Stated exercise:
Please transcribe the listing below in full and word for word, without its pictures.

+++

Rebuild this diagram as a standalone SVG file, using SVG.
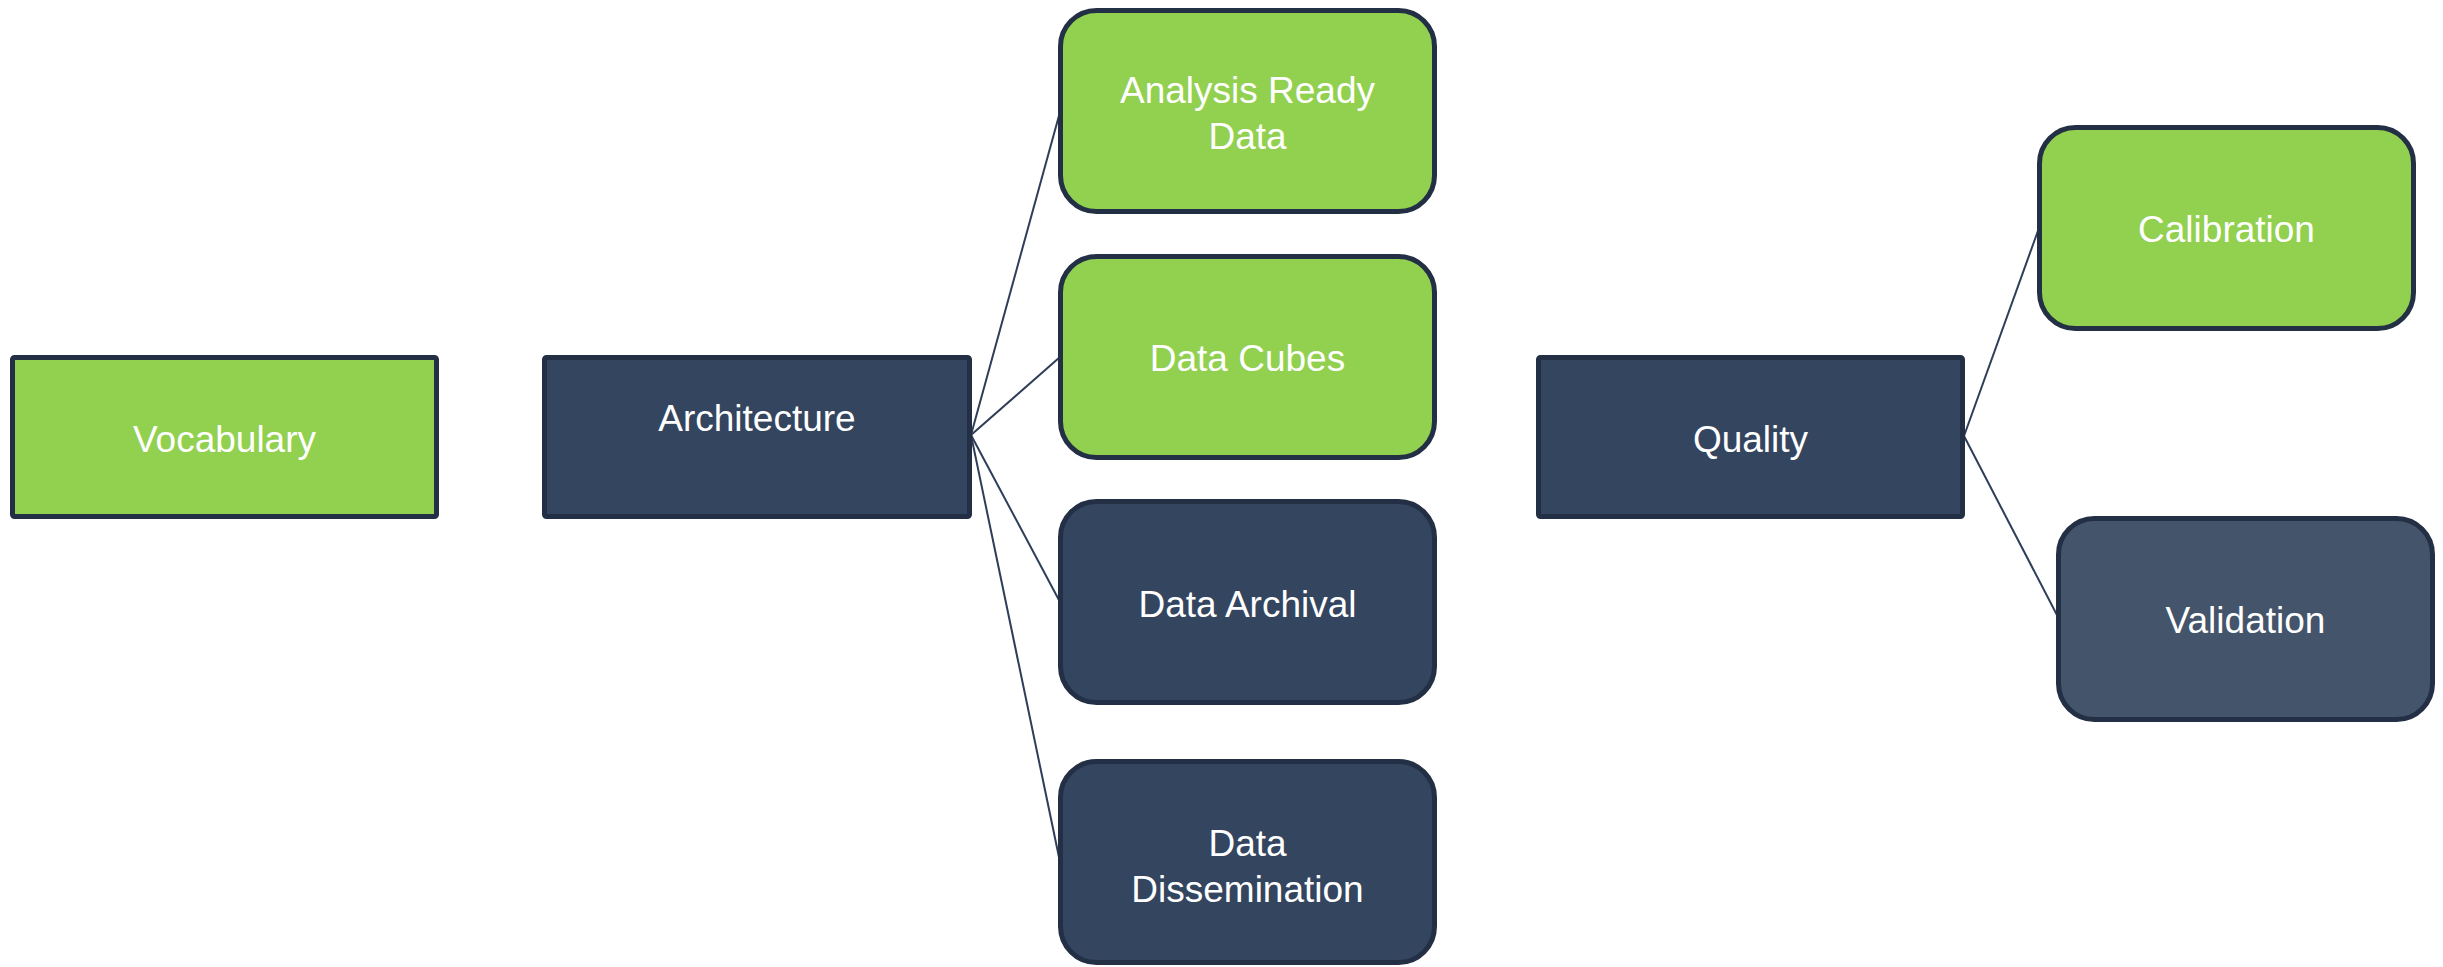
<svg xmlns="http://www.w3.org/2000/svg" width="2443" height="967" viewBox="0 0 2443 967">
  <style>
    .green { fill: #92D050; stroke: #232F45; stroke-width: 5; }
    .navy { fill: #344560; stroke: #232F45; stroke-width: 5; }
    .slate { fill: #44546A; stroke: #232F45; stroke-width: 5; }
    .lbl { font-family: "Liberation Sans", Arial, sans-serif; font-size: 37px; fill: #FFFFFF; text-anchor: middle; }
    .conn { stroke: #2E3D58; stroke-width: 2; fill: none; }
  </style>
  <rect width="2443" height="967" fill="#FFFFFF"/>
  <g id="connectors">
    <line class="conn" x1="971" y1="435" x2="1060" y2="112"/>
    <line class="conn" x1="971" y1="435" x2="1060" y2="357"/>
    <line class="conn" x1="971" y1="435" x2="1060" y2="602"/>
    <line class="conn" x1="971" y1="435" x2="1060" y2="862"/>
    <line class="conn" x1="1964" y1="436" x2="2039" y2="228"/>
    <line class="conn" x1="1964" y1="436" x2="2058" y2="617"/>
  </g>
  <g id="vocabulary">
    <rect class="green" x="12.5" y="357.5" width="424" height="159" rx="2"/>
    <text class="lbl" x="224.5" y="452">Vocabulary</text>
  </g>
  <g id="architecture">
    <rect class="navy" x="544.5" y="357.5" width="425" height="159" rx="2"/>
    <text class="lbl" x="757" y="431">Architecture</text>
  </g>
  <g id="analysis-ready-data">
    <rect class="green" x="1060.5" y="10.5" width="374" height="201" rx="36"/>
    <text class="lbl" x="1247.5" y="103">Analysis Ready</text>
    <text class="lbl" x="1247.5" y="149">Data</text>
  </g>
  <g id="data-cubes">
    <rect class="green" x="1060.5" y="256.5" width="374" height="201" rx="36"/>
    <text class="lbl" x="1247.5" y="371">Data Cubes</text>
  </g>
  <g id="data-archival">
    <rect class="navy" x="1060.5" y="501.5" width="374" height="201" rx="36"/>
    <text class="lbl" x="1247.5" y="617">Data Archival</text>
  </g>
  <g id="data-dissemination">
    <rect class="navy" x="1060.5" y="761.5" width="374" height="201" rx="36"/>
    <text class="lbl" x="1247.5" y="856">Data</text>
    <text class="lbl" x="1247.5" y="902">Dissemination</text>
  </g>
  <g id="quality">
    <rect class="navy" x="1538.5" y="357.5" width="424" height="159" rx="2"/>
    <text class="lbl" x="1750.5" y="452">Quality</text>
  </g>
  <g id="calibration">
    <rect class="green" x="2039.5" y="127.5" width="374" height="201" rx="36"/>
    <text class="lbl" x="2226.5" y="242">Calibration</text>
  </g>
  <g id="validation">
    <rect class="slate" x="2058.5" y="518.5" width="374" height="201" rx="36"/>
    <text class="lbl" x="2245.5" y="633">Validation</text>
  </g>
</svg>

+++

Final answer:
Rebuild this diagram as a standalone SVG file, using SVG.
<svg xmlns="http://www.w3.org/2000/svg" width="2443" height="967" viewBox="0 0 2443 967">
  <style>
    .green { fill: #92D050; stroke: #232F45; stroke-width: 5; }
    .navy { fill: #344560; stroke: #232F45; stroke-width: 5; }
    .slate { fill: #44546A; stroke: #232F45; stroke-width: 5; }
    .lbl { font-family: "Liberation Sans", Arial, sans-serif; font-size: 37px; fill: #FFFFFF; text-anchor: middle; }
    .conn { stroke: #2E3D58; stroke-width: 2; fill: none; }
  </style>
  <rect width="2443" height="967" fill="#FFFFFF"/>
  <g id="connectors">
    <line class="conn" x1="971" y1="435" x2="1060" y2="112"/>
    <line class="conn" x1="971" y1="435" x2="1060" y2="357"/>
    <line class="conn" x1="971" y1="435" x2="1060" y2="602"/>
    <line class="conn" x1="971" y1="435" x2="1060" y2="862"/>
    <line class="conn" x1="1964" y1="436" x2="2039" y2="228"/>
    <line class="conn" x1="1964" y1="436" x2="2058" y2="617"/>
  </g>
  <g id="vocabulary">
    <rect class="green" x="12.5" y="357.5" width="424" height="159" rx="2"/>
    <text class="lbl" x="224.5" y="452">Vocabulary</text>
  </g>
  <g id="architecture">
    <rect class="navy" x="544.5" y="357.5" width="425" height="159" rx="2"/>
    <text class="lbl" x="757" y="431">Architecture</text>
  </g>
  <g id="analysis-ready-data">
    <rect class="green" x="1060.5" y="10.5" width="374" height="201" rx="36"/>
    <text class="lbl" x="1247.5" y="103">Analysis Ready</text>
    <text class="lbl" x="1247.5" y="149">Data</text>
  </g>
  <g id="data-cubes">
    <rect class="green" x="1060.5" y="256.5" width="374" height="201" rx="36"/>
    <text class="lbl" x="1247.5" y="371">Data Cubes</text>
  </g>
  <g id="data-archival">
    <rect class="navy" x="1060.5" y="501.5" width="374" height="201" rx="36"/>
    <text class="lbl" x="1247.5" y="617">Data Archival</text>
  </g>
  <g id="data-dissemination">
    <rect class="navy" x="1060.5" y="761.5" width="374" height="201" rx="36"/>
    <text class="lbl" x="1247.5" y="856">Data</text>
    <text class="lbl" x="1247.5" y="902">Dissemination</text>
  </g>
  <g id="quality">
    <rect class="navy" x="1538.5" y="357.5" width="424" height="159" rx="2"/>
    <text class="lbl" x="1750.5" y="452">Quality</text>
  </g>
  <g id="calibration">
    <rect class="green" x="2039.5" y="127.5" width="374" height="201" rx="36"/>
    <text class="lbl" x="2226.5" y="242">Calibration</text>
  </g>
  <g id="validation">
    <rect class="slate" x="2058.5" y="518.5" width="374" height="201" rx="36"/>
    <text class="lbl" x="2245.5" y="633">Validation</text>
  </g>
</svg>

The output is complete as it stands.